Date published: February 11 2018

Following an entertaining 32-26 victory for Scotland over France in the Six Nations, here are five takeaways from the game at Murrayfield.

Greig Laidlaw proved his worth: Returned to the starting XV and was the difference on Sunday, kicking 22 points from the tee for his side. Two conversions and six penalties from the scrum-half, while he also marshalled his forward pack well around the field and slotted in at fly-half too when Finn Russell was replaced. He’s surely now wrestled the scrum-half shirt back off Ali Price for the foreseeable future.

13 the number for Huw Jones: Last week Jones wore number 12 alongside Chris Harris and it seemed to limit the Glasgow man’s qualities. It was therefore no surprise to see the former Stormers centre back in his more familiar jersey against France and boy did he show his worth. That line off Laidlaw for his try and being afforded more space in backplay had the Murrayfield fans excited each time he touched the ball.

Give it to Teddy Thomas: An electric start from the France wing but where was he for the remaining 50 minutes at Murrayfield? France need to find a way to get the Racing 92 man more involved as his first try again oozed class while he was sharp for his second, correctly predicting the bounce to touch down. In Thomas and Virimi Vakatawa France boast two destructive finishers but both didn’t see enough ball.

Real character and belief from Scotland: After the hiding they took against Wales, the pressure was on Scotland to bounce back, especially on home soil. Throw in France enjoying the stronger start as they took an early 10-0 lead and Scotland were on the ropes and needed to dig deep. That they did as in the second-half they dominated proceedings, forcing France into countless offences which saw Scotland prevail.

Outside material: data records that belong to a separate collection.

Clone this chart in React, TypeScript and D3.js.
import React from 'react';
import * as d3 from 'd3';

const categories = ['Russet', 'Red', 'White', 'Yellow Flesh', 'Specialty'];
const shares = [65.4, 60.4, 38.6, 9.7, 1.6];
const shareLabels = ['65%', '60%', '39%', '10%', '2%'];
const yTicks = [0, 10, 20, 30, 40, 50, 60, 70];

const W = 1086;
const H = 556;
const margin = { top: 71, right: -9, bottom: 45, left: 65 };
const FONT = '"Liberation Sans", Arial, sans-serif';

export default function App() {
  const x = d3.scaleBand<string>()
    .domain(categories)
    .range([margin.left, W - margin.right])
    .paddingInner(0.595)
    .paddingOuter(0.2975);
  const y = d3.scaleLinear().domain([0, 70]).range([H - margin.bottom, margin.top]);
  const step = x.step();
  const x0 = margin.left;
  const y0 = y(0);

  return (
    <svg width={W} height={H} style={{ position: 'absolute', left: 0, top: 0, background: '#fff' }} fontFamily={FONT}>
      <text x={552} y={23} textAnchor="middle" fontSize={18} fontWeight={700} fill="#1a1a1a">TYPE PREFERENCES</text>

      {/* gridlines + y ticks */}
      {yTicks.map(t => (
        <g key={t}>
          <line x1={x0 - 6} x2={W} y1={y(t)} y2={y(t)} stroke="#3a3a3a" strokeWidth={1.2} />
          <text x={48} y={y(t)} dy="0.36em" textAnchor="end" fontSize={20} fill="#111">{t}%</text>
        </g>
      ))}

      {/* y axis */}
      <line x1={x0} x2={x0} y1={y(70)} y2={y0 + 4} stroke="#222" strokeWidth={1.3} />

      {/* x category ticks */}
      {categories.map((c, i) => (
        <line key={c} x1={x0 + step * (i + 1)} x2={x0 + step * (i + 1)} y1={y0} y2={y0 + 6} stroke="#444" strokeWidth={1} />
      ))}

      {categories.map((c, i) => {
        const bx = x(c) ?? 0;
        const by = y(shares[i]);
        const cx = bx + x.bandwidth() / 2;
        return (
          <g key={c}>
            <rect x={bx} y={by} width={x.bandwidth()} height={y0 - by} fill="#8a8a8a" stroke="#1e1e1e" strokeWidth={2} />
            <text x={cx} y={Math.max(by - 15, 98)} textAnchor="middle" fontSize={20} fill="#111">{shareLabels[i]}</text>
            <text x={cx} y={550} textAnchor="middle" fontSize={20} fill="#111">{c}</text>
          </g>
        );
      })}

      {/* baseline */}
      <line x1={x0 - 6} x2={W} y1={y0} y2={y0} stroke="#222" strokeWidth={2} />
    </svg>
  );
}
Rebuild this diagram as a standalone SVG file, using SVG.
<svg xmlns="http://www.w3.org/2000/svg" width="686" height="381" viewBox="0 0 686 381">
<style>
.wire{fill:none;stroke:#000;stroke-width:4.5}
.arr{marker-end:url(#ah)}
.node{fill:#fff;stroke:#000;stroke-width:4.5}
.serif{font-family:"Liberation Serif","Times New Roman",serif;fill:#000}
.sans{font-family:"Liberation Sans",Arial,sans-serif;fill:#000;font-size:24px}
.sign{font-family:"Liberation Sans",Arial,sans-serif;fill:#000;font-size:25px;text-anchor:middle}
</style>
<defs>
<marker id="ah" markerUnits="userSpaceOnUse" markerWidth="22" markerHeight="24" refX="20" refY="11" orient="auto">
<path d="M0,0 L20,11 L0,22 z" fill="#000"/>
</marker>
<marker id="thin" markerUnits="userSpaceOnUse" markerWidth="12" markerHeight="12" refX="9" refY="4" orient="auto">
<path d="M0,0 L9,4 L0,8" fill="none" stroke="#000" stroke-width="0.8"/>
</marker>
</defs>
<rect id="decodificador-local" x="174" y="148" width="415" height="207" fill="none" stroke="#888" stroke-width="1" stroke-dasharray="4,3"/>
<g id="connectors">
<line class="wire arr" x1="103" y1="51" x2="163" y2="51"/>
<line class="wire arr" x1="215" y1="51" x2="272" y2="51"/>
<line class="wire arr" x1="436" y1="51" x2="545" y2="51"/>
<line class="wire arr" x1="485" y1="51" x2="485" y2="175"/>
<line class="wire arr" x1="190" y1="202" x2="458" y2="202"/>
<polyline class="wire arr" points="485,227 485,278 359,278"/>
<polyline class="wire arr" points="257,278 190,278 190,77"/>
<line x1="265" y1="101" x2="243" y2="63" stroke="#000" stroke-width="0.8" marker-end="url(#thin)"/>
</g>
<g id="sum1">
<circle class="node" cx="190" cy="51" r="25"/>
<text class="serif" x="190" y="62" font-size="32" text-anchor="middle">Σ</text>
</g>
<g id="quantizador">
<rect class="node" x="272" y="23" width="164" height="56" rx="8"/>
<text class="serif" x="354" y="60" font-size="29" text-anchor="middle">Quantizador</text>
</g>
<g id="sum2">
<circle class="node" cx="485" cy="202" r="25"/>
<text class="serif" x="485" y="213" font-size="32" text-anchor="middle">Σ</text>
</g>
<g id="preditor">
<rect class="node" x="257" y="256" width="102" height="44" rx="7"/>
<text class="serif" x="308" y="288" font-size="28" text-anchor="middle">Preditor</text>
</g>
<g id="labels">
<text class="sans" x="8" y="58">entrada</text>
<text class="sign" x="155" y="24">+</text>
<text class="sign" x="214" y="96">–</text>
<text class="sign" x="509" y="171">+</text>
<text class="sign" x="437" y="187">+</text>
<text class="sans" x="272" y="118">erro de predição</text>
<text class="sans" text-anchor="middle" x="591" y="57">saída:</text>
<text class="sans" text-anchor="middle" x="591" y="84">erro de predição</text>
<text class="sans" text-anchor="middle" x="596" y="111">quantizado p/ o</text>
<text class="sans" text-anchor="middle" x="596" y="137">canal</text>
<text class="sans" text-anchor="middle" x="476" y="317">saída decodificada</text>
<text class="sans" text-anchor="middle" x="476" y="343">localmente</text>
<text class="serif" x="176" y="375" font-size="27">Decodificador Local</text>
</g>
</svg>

Gregor Townsend wise to limit changes: In an age when coaches make pre-planned changes at certain points in a match, it was refreshing seeing Townsend keep the faith with a side in the ascendancy. Momentum was clearly with Scotland so why risk upsetting that by throwing wholesale new faces on. Instead he limited his tweaks to Jamie Bhatti, Ben Toolis, David Denton and Ali Price, who all had strong impacts.